On March 1, 2021, the Senate Parliamentarian ruled that the pension provisions of the American Rescue Plan Act of 2021 (ARPA) do not violate the “Byrd Rule” and therefore may be included in this current round of budget reconciliation legislation.

Although many sponsors will welcome the funding relief in ARPA, in its current form that legislation does present some technical issues, mainly due to the early/retroactive effective dates of some proposals. 

In this note, we briefly review those technical issues. 


We discussed the House version of this relief in January 2021. Summarizing, ARPA would: 

Increase the “corridor percentage” of the 25-year average valuation interest rate from (current) 90% to 95%, extend that corridor through 2025, and put a floor on the average of the first, second, or third segment rate for any 25-year period of 5% (effective 2020, sponsor may elect not to apply to any year before 2021).

Switch from (current) 7-year amortization to 15-year amortization of funding shortfalls (effective for 2020 or, at the sponsor’s election, 2019). 

The Senate is considering an amendment that would (generally) allow sponsors flexibility to apply/not apply these rules to the period 2020-2021 (2019-2021 in the case of 15-year amortization).

The House proposal also includes a freeze on cost of living adjustments on Internal Revenue Code maximum benefit/contribution limits and compensation limits, beginning in 2031.

Technical issues

In this context, we thought that, as this legislation makes its way through Congress, it would be useful to sponsors to agenda some of the technical issues this single employer DB funding relief proposal presents:

Will sponsors have the ability to elect into or out of the 15-year amortization relief for 2020? Many sponsor’s 2020 valuations are already completed – will those preferring not to undertake a revised valuation have that option?

For sponsor not electing out of 2020 application, will these changes require a revision to the 2020 Annual Funding Notice disclosures due April 30, 2021?

For sponsor not electing out of 2020 application, how will changes to the 2020 Adjusted Funding Target Attainment Percentage (AFTAP) resulting from the application of ARPA function? That is, for instance, if the pre-ARPA 2020 AFTAP was under 60%, and plan benefits were frozen in 2020, how would the sponsor be required to address this issue when the 2020 AFTAP is re-certified above 60% based on ARPA.

How will these changes affect the 2021 AFTAP, e.g., where a benefit restriction would apply for an AFTAP calculated on the current basis that would not apply for an AFTAP calculated on an “ARPA basis?” This issue is an especially acute with respect to the April 1, 2021 10-percent reduction presumption.

If the new amortization rules are applied to 2019, how will “excess contributions” (e.g., that were, when made, minimum contributions) and credit balances be handled?

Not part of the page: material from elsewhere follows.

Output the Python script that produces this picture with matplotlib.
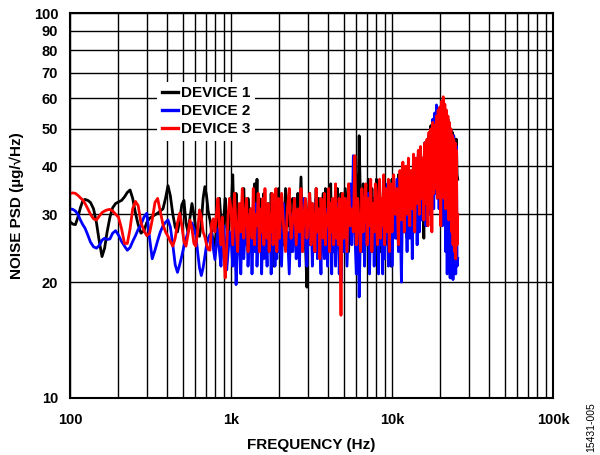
import matplotlib
matplotlib.use('Agg')
import matplotlib.pyplot as plt
from matplotlib.ticker import FixedLocator, FixedFormatter, NullFormatter

plt.rcParams['font.family'] = ['Liberation Sans', 'DejaVu Sans']
plt.rcParams['font.weight'] = 'bold'

# frequency points (Hz): smooth low part, then the dense noisy band
freq_low = [100, 104, 108, 112, 116, 120, 124, 129, 134, 140,
            146, 152, 158, 164, 170, 177, 184, 192, 200, 209,
            218, 227, 236, 245, 255, 265, 276, 288, 300, 312,
            324, 337, 350, 364, 378, 392, 406, 420, 435, 450,
            465, 480, 495, 510, 525, 540, 556, 572, 588, 604,
            620, 637, 654, 671, 688, 705, 722, 740, 758, 776,
            794, 812, 830, 848, 866, 884, 902, 920, 940, 960,
            980]
freq_band = [1000, 1025, 1050, 1075, 1100, 1125, 1150, 1175, 1200, 1225,
             1250, 1275, 1300, 1325, 1350, 1375, 1400, 1425, 1450, 1475,
             1500, 1525, 1550, 1575, 1600, 1625, 1650, 1675, 1700, 1725,
             1750, 1775, 1800, 1825, 1850, 1875, 1900, 1925, 1950, 1975,
             2000, 2060, 2120, 2180, 2240, 2300, 2360, 2420, 2480, 2540,
             2600, 2660, 2720, 2780, 2840, 2900, 2960, 3020, 3080, 3140,
             3200, 3260, 3320, 3380, 3440, 3500, 3560, 3620, 3680, 3740,
             3800, 3860, 3920, 3980, 4040, 4100, 4160, 4220, 4280, 4340,
             4400, 4460, 4520, 4580, 4640, 4700, 4760, 4820, 4880, 4940,
             5000, 5125, 5250, 5375, 5500, 5625, 5750, 5875, 6000, 6125,
             6250, 6375, 6500, 6625, 6750, 6875, 7000, 7125, 7250, 7375,
             7500, 7625, 7750, 7875, 8000, 8125, 8250, 8375, 8500, 8625,
             8750, 8875, 9000, 9125, 9250, 9375, 9500, 9625, 9750, 9875,
             10000, 10240, 10480, 10720, 10960, 11200, 11440, 11680, 11920, 12160,
             12400, 12640, 12880, 13120, 13360, 13600, 13840, 14080, 14320, 14560,
             14800, 15040, 15280, 15520, 15760, 16000, 16240, 16480, 16720, 16960,
             17200, 17440, 17680, 17920, 18160, 18400, 18640, 18880, 19120, 19360,
             19600, 19840, 20080, 20320, 20560, 20800, 21040, 21280, 21520, 21760,
             22000, 22240, 22480, 22720, 22960, 23200, 23440, 23680, 23920, 24160,
             24400, 24640, 24880, 25120, 25360, 25600]

# noise PSD (ug/rtHz)
dev1_low = [28.7, 28.3, 28.2, 29.5, 31.2, 32.5, 32.8, 32.6, 32.2, 31.0,
            28.5, 25.5, 23.3, 24.5, 27.0, 29.5, 31.2, 32.0, 32.3, 32.6,
            33.3, 34.2, 34.7, 33.0, 30.2, 28.2, 26.8, 27.2, 28.6, 29.3,
            29.6, 29.9, 30.2, 30.6, 31.0, 33.0, 35.6, 33.5, 30.0, 27.8,
            27.0, 29.0, 31.8, 32.6, 28.5, 27.0, 29.5, 32.0, 30.0, 27.5,
            26.8, 26.3, 28.5, 33.0, 35.4, 33.5, 30.5, 29.0, 27.0, 25.5,
            24.8, 27.5, 31.0, 33.0, 29.0, 26.0, 29.5, 33.0, 28.0, 25.5,
            30.0]
dev1_band = [30, 38, 26, 34, 29, 24, 32, 27, 35, 28,
             25, 33, 29, 31, 24, 30, 36, 28, 37, 26,
             33, 28, 31, 25, 34, 27, 30, 24, 32, 29,
             27, 34, 25, 31, 22, 28, 33, 26, 30, 35,
             27, 32, 25, 35, 28, 30, 24, 33, 29, 26,
             34, 28, 37.5, 27, 31, 25, 19.4, 30, 34, 27,
             32, 25, 29, 35, 26, 33, 28, 24, 31, 34,
             27, 35, 30, 25, 33, 28, 36, 26, 31, 29,
             24, 33, 29, 35, 27, 31, 25, 34, 28, 32,
             26, 35, 29, 24, 33, 28, 36, 30, 38, 27,
             48, 31, 25, 36, 29, 34, 27, 37, 30, 25,
             35, 28, 33, 26, 37, 30, 27, 36, 24, 33,
             29, 37, 26, 34, 31, 25, 36, 28, 33, 22,
             37, 28, 34, 26, 38, 30, 36, 27, 39, 31,
             26, 40, 29, 37, 31, 41, 27, 39, 32, 42,
             29, 44, 33, 40, 26, 46, 35, 43, 36, 48,
             34, 51, 38, 47, 36, 53, 40, 55, 38, 52,
             41, 56, 39, 57, 43, 54, 40, 56, 38, 55,
             40, 53, 39, 51, 42, 50, 38, 49, 37, 48,
             38, 47, 40, 47, 38, 37]

dev2_low = [31.0, 30.9, 30.6, 30.0, 29.0, 28.2, 27.6, 26.5, 25.4, 24.7,
            24.5, 24.9, 25.7, 26.0, 25.8, 25.9, 26.8, 27.2, 26.5, 25.5,
            24.8, 24.2, 24.6, 25.5, 26.4, 27.4, 28.2, 29.5, 30.2, 26.0,
            23.0, 24.2, 25.6, 27.0, 28.0, 28.6, 29.0, 27.8, 25.0, 22.2,
            21.2, 22.2, 23.4, 24.8, 25.9, 27.0, 28.0, 28.5, 27.6, 26.6,
            24.0, 21.8, 20.8, 21.8, 23.3, 25.0, 26.0, 26.6, 26.8, 24.5,
            22.9, 25.0, 27.5, 24.0, 22.0, 25.5, 28.0, 24.5, 21.5, 24.0,
            27.0]
dev2_band = [26, 22, 29, 19.7, 25, 28, 21, 30, 23, 27,
             31, 22, 26, 29, 21, 28, 24, 32, 22, 27,
             25, 30, 21, 28, 23, 31, 26, 22, 29, 24,
             30, 21, 27, 25, 32, 22, 28, 23, 31, 24,
             29, 22, 32, 25, 27, 21, 30, 24, 33, 23,
             28, 22, 31, 24, 33, 26, 22, 29, 25, 31,
             22, 28, 24, 33, 23, 30, 26, 21, 29, 32,
             23, 31, 25, 22, 29, 27, 32, 21, 28, 24,
             30, 22, 27, 25, 32, 21, 29, 20, 26, 30,
             24, 33, 22, 29, 36, 25, 42.6, 27, 21, 31,
             18.3, 28, 24, 33, 22, 30, 26, 34, 21, 29,
             24, 32, 22, 35, 26, 29, 21, 33, 25, 30,
             21, 34, 23, 31, 26, 36, 22, 30, 24, 33,
             22, 35, 26, 37, 24, 33, 20, 38, 27, 36,
             24, 40, 26, 38, 23, 41, 28, 39, 25, 43,
             27, 44, 29, 42, 30, 46, 28, 45, 31, 48,
             30, 50, 33, 53, 31, 55, 34, 57.7, 33, 56,
             31, 57, 34, 55, 28, 53, 30, 50, 24, 49,
             21, 48, 22, 47, 20.5, 46, 23, 47, 20.3, 48,
             22, 46, 21, 45, 22, 23]

dev3_low = [34.0, 34.1, 34.0, 33.6, 33.1, 32.7, 32.0, 31.0, 30.0, 29.2,
            29.0, 29.7, 30.3, 30.6, 30.8, 30.9, 30.6, 30.0, 29.5, 27.5,
            25.2, 25.2, 27.5, 31.0, 32.4, 31.6, 28.5, 27.2, 26.4, 26.8,
            29.0, 32.2, 33.0, 30.5, 28.2, 27.0, 26.3, 25.5, 24.8, 26.0,
            28.5, 30.2, 28.0, 25.5, 24.8, 26.5, 29.0, 27.5, 25.2, 24.8,
            27.0, 30.8, 29.5, 27.0, 26.2, 25.0, 24.3, 24.2, 28.5, 29.2,
            27.0, 30.0, 33.0, 28.0, 25.0, 29.5, 24.0, 20.5, 24.5, 30.0,
            33.0]
dev3_band = [31, 25, 34, 28, 24, 32, 27, 35, 26, 30,
             33, 24, 29, 31, 26, 35, 25, 30, 28, 34,
             24, 31, 27, 33, 25, 35, 28, 26, 32, 24,
             30, 27, 34, 25, 31, 28, 35, 24, 29, 33,
             26, 34, 28, 24, 31, 35, 26, 29, 33, 25,
             31, 27, 35, 24, 30, 33, 26, 29, 34, 25,
             32, 28, 24, 35, 27, 31, 23, 33, 29, 26,
             34, 25, 30, 28, 35, 24, 32, 27, 33, 25,
             29, 36, 26, 31, 25, 33, 27, 16.4, 30, 34,
             26, 33, 24, 36, 28, 31, 27, 42.6, 25, 33,
             28, 24, 35, 27, 31, 36, 25, 33, 28, 37,
             24, 32, 27, 36, 29, 25, 34, 37, 26, 33,
             28, 38, 25, 35, 30, 27, 37, 24, 34, 36,
             27, 38, 30, 35, 25, 39, 29, 41, 27, 40,
             30, 42, 28, 39, 31, 43, 27, 42, 32, 44,
             30, 45, 33, 42, 29, 46, 32, 47, 28, 49,
             31, 50, 27, 52, 34, 51, 35, 54, 33, 56,
             36, 57, 28, 59, 35, 60.6, 33, 58, 31, 56,
             32, 54, 29, 52, 31, 50, 27, 48, 25, 47,
             24, 46, 23, 44, 25, 30]

labels = ['DEVICE 1', 'DEVICE 2', 'DEVICE 3']
colors = ['#000000', '#0000ff', '#ff0000']

freq = freq_low + freq_band
devices = [dev1_low + dev1_band, dev2_low + dev2_band, dev3_low + dev3_band]

fig = plt.figure(figsize=(6, 4.55), dpi=100)
ax = fig.add_axes([0.1167, 0.1253, 0.805, 0.8461])

for vals, lab, col in zip(devices, labels, colors):
    ax.plot(freq, vals, color=col, lw=2.0, label=lab, solid_joinstyle='round')

ax.set_xscale('log')
ax.set_yscale('log')
ax.set_xlim(100, 100000)
ax.set_ylim(10, 100)

ax.xaxis.set_major_locator(FixedLocator([100, 1000, 10000, 100000]))
ax.xaxis.set_major_formatter(FixedFormatter(['100', '1k', '10k', '100k']))
ax.xaxis.set_minor_locator(FixedLocator([m * 10 ** k for k in (2, 3, 4) for m in range(2, 10)]))
ax.xaxis.set_minor_formatter(NullFormatter())

yt = [10, 20, 30, 40, 50, 60, 70, 80, 90, 100]
ax.yaxis.set_major_locator(FixedLocator(yt))
ax.yaxis.set_major_formatter(FixedFormatter([str(v) for v in yt]))
ax.yaxis.set_minor_formatter(NullFormatter())
ax.yaxis.set_minor_locator(FixedLocator([]))

ax.grid(True, which='both', color='black', lw=1.0)
ax.set_axisbelow(True)
ax.tick_params(axis='both', which='both', length=0, labelsize=10.5)
ax.tick_params(axis='x', pad=11)
ax.tick_params(axis='y', pad=8.5)
for s in ax.spines.values():
    s.set_linewidth(1.5)

ax.set_xlabel('FREQUENCY (Hz)', fontsize=11, fontweight='bold', labelpad=8)
ax.set_ylabel('NOISE PSD (µg/√Hz)', fontsize=11, fontweight='bold', labelpad=7)

leg = ax.legend(loc='upper left', bbox_to_anchor=(0.18, 0.822), frameon=True,
                fancybox=False, framealpha=1, edgecolor='none', facecolor='white',
                handlelength=1.1, handletextpad=0.2, labelspacing=0.26,
                borderpad=0.3, borderaxespad=0, prop={'size': 11, 'weight': 'bold'})
for h in leg.get_lines():
    h.set_linewidth(2.4)

fig.text(0.985, 0.007, '15431-005', rotation=90, fontsize=7.5, fontweight='normal',
         ha='center', va='bottom')

fig.savefig('out.png', dpi=100)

The proposal being considered by the Senate, giving sponsors the ability to delay the effective date of these changes (at sponsor election) will allow some sponsors to avoid most of these issues. But for those sponsors who would like to, e.g., have 15-year amortization apply in determining minimum funding beginning in 2019, we will need guidance.


As we understand it, the goal is to get this legislation passed by March 14, 2021. So we are on a very fast track.

Obviously, this is a moving target. We will continue to follow these issues.